By point six, Kelsey contends that the prosecutor's references to extraneous offenses in his closing argument culminated a scheme and design to deny him a fair trial by inflaming and prejudicing the jury against him. He complains about references to J.A.'s testimony regarding Kelsey's purchases of alcohol and cigarettes for the boys. He did not preserve harmful error. At trial, he objected to the prosecutor's accusation that defense counsel lied about the facts, a comment he said unfairly attacked the defendant by "assaulting" his counsel. This objection preserved no error regarding reference to extraneous offenses. Also, the argument he attacks on appeal merely restated J.A.'s testimony which, as noted, had only restated the facts to which B.E. had testified without objection. We overrule point six.

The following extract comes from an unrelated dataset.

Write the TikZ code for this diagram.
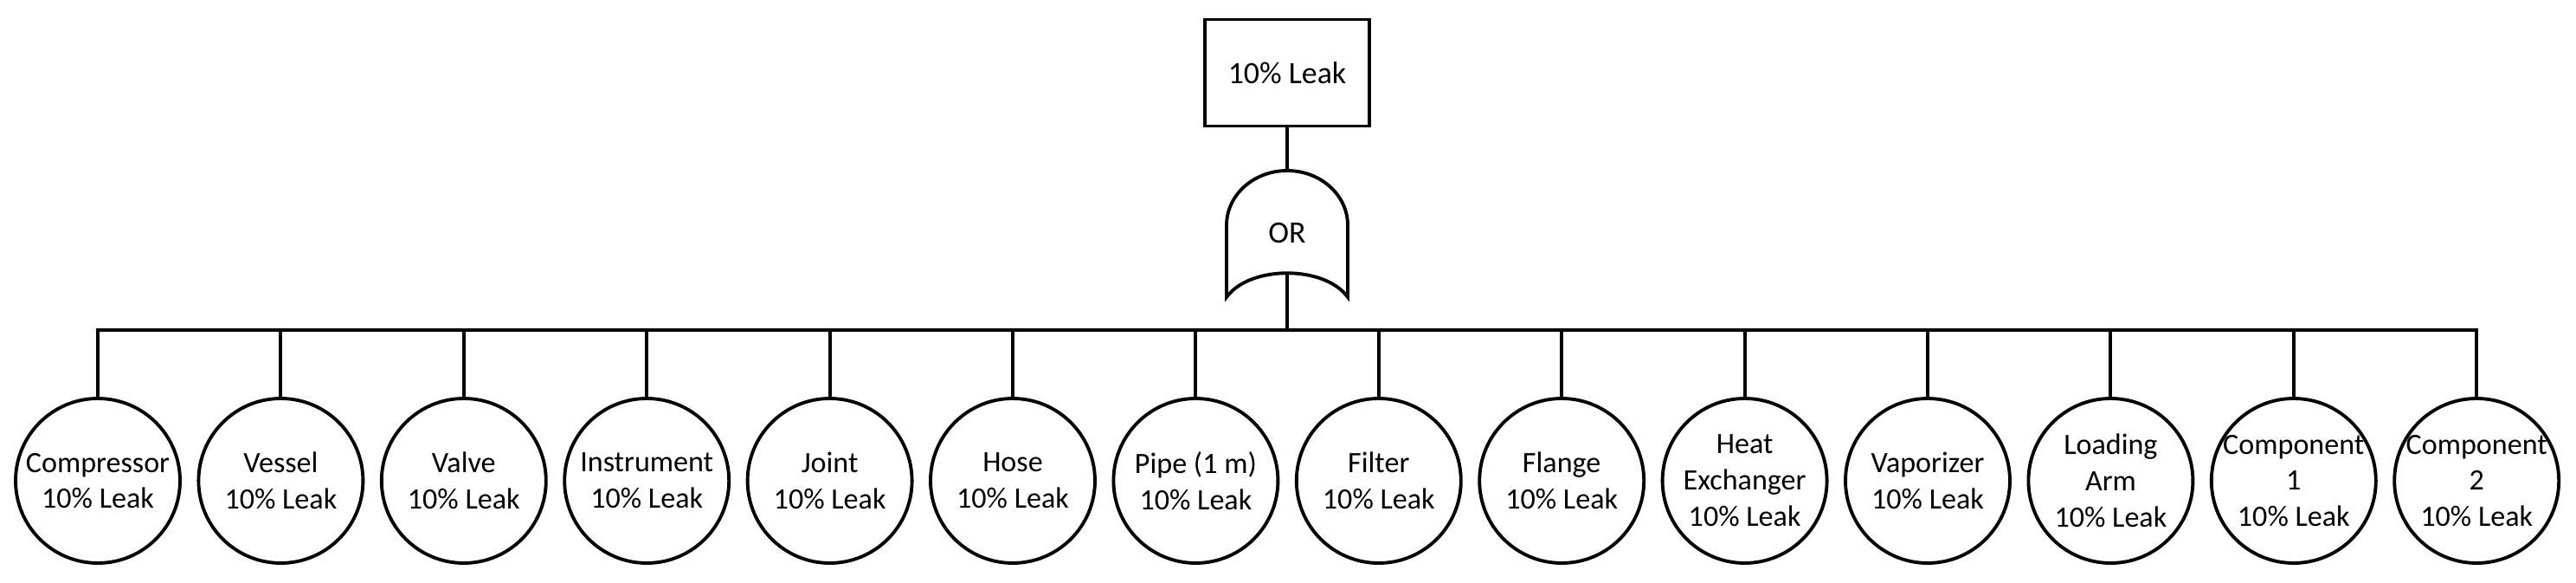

By point seven, Kelsey contends that the court erred in not granting his motion for new trial because of the admission of the impermissible evidence of extraneous offenses of providing alcohol and tobacco to minors. He argues that the cumulative effect of the errors asserted herein was harmful to him. We will reverse a denial of a motion for new trial only when the trial court has clearly abused its discretion. Appleman v. State, 531 S.W.2d 806, 810 (Tex. Crim. App. 1976); Williams v. State, 864 S.W.2d 81, 83 (Tex. App.--Tyler 1993, pet. ref'd). Again, B.E.'s unchallenged testimony regarding the provision of alcohol and tobacco allowed the court to conclude that its allowance of J.A.'s testimony did not require reversal. We find no abuse of discretion and overrule point seven.
CONCLUSION
We affirm the judgment of the trial court.
Before Justices Powers, Kidd and B. A. Smith
Affirmed
Filed: August 30, 1995
Do Not Publish
1. In Espinosa, the court opined that, since a request need not be acted upon by the court,
an accused should file a document entitled "Request for Notice of Intent to Offer Extraneous
Offenses" rather than putting such a request in a discovery motion. 853 S.W.2d at 38, n.3. It
is not clear how the court would rule on the facts here, where the accused filed a separate
document that requests the court to order disclosure. A strict reading of Espinosa would
require the court to hold that a motion requires a ruling; the court might instead hold that the
motion, set out alone, fulfills the spirit of Espinosa and acts as both a motion and a request,
thus requiring no ruling to preserve error in the failure to disclose.